Step 2: Verify with Summary Statistics

Check that the generated data matches the specified parameters:

cat("Mean:", mean(x), "\n")
cat("SD:  ", sd(x), "\n")
cat("Min: ", min(x), "\n")
cat("Max: ", max(x), "\n")

Mean: 0.01569
SD:   0.99208
Min: -3.08041
Max:  3.47503

With 1,000 samples, you won’t get exactly 0 and 1, but you’ll be close. The mean is 0.016 and SD is 0.992 — well within expected sampling variation.

Step 3: Visualize the Distribution

hist(x,
     breaks = 30,
     col = "#A8D8EA",
     main = "Histogram of 1,000 Normal Values",
     xlab = "Value",
     probability = TRUE)

# Overlay the theoretical density curve
curve(dnorm(x, mean = 0, sd = 1), 
      col = "#E23645", 
      lwd = 2, 
      add = TRUE)

Setting probability = TRUE converts the y-axis from counts to density, making it directly comparable to the theoretical curve. This visual check is a good habit — if your data is supposed to be normal and the histogram looks bimodal, something is wrong upstream.

Step 4: Counting Values Meeting Conditions

How many values fall outside one standard deviation?

# Values above +1
above_1 <- sum(x > 1)

# Values below -1
below_neg1 <- sum(x < -1)

# Total outside [-1, 1]
outside_1sd <- sum(abs(x) > 1)

cat("Above +1:  ", above_1, "\n")
cat("Below -1:  ", below_neg1, "\n")
cat("Total outside ±1:", outside_1sd, "(", round(outside_1sd/length(x)*100, 1), "%)\n")

Above +1:   157 
Below -1:   165 
Total outside ±1: 322 ( 32.2 %)

The theoretical expectation for a standard normal distribution is 31.7% outside ±1σ. Getting 32.2% confirms the data is behaving as expected. This kind of sanity check — comparing empirical results to theoretical expectations — should be automatic in your workflow.

Step 5: Winsorizing Outliers

Winsorization caps extreme values at a specified threshold rather than removing them.

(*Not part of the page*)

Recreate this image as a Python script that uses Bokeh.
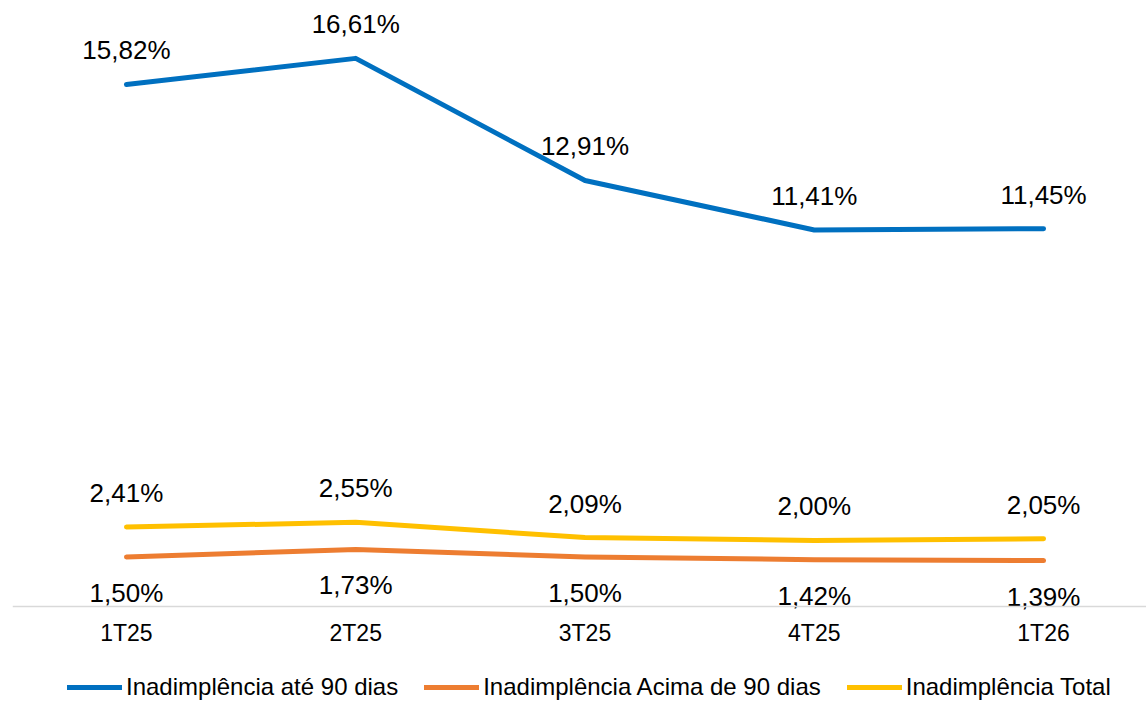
from bokeh.plotting import figure
from bokeh.models import ColumnDataSource, Range1d, FixedTicker, Legend, LegendItem
from bokeh.core.properties import value
from bokeh.embed import file_html
from bokeh.resources import INLINE

categories = ["1T25", "2T25", "3T25", "4T25", "1T26"]
ate_90 = [15.82, 16.61, 12.91, 11.41, 11.45]
acima_90 = [1.50, 1.73, 1.50, 1.42, 1.39]
total = [2.41, 2.55, 2.09, 2.00, 2.05]
series_names = ["Inadimplência até 90 dias", "Inadimplência Acima de 90 dias", "Inadimplência Total"]

FONT = "Liberation Sans"
BLUE, ORANGE, YELLOW = "#0070C0", "#ED7D31", "#FFC000"

xs = list(range(len(categories)))

def fmt(v):
    return f"{v:.2f}".replace(".", ",") + "%"

p = figure(width=1146, height=701, output_backend="svg", toolbar_location=None,
           x_range=Range1d(-0.497, 4.449), y_range=Range1d(-2.879, 18),
           y_axis_location=None, min_border_left=12, min_border_right=0,
           min_border_top=12, min_border_bottom=0)
p.outline_line_color = None
p.xgrid.visible = False
p.ygrid.visible = False
p.background_fill_color = "white"

renderers = []
for vals, color, off in [(ate_90, BLUE, -34), (acima_90, ORANGE, 36), (total, YELLOW, -34)]:
    src = ColumnDataSource(dict(x=xs, y=vals, lab=[fmt(v) for v in vals]))
    r = p.line("x", "y", source=src, line_color=color, line_width=5,
               line_cap="round", line_join="round")
    renderers.append(r)
    p.text("x", "y", text="lab", source=src, text_align="center", text_baseline="middle",
           y_offset=off, text_font=value(FONT), text_font_size="26px", text_color="black")

ax = p.xaxis[0]
ax.fixed_location = 0
ax.ticker = FixedTicker(ticks=xs)
ax.major_label_overrides = {i: c for i, c in zip(xs, categories)}
ax.major_tick_line_color = None
ax.minor_tick_line_color = None
ax.axis_line_color = "#D9D9D9"
ax.axis_line_width = 1.5
ax.major_label_text_font = FONT
ax.major_label_text_font_size = "23px"
ax.major_label_text_color = "black"
ax.major_label_standoff = 8

legend = Legend(items=[LegendItem(label=n, renderers=[r]) for n, r in zip(series_names, renderers)],
                orientation="horizontal", location=(55, 0),
                label_text_font=FONT, label_text_font_size="24px", label_text_color="black",
                glyph_width=55, glyph_height=20, label_standoff=4, spacing=26,
                padding=0, margin=0, border_line_color=None, background_fill_alpha=0)
p.add_layout(legend, "center")

open("out.html", "w").write(file_html(p, INLINE))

This preserves the sample size while limiting the influence of outliers on means and model coefficients.

Method 1: Vectorized (Preferred)

x_wins <- x
x_wins[x_wins > 1] <- 1
x_wins[x_wins < -1] <- -1

cat("Original mean:    ", mean(x), "\n")
cat("Winsorized mean:  ", mean(x_wins), "\n")

Original mean:     0.01569
Winsorized mean:   0.00864

The vectorized approach is faster and idiomatic R. It directly addresses indices where the condition is TRUE — no loop overhead.

Method 2: Loop-Based (For Comparison)

x_wins_loop <- x
for (i in seq_along(x_wins_loop)) {
  if (x_wins_loop[i] > 1) {
    x_wins_loop[i] <- 1
  } else if (x_wins_loop[i] < -1) {
    x_wins_loop[i] <- -1
  }
}

# Verify: should be identical to vectorized result
identical(x_wins, x_wins_loop)  # TRUE

Both produce identical results. The vectorized method runs faster on large datasets (measurably so once you’re past ~100,000 rows), but the loop version is more explicit about the logic — useful for teaching.

Step 6: Compare Before and After

par(mfrow = c(1, 2))

hist(x, breaks = 30, col = "#A8D8EA",
     main = "Original Distribution", xlab = "Value")

hist(x_wins, breaks = 30, col = "#F4D03F",
     main = "Winsorized at ±1 SD", xlab = "Value")

par(mfrow = c(1, 1))  # Reset layout

The winsorized histogram shows spikes at ±1 — all the capped values piling up at the boundary. That visual signature is how you confirm winsorization worked.

When to Use Winsorizing vs. Removal

Winsorize when:

• You want to preserve sample size
• The outliers are likely real but extreme (measurement error, legitimate edge cases)
• Your model is sensitive to extreme values (regression especially)

Remove when:

• Outliers are clearly data errors (negative ages, impossible prices)
• The outlier mechanism is different from the main population and should be modeled separately
• Sample size is large enough that removal doesn’t matter

Neither approach is always right. The choice should be driven by whether the extreme values represent signal or noise in the context of your specific problem.

The Bigger Picture

These four operations — generate, summarize, filter, transform — are the building blocks of every data cleaning pipeline, regardless of language or domain. Master them in base R and you’ll recognize the equivalent patterns in pandas, dplyr, and SQL immediately. The tools change; the logic doesn’t.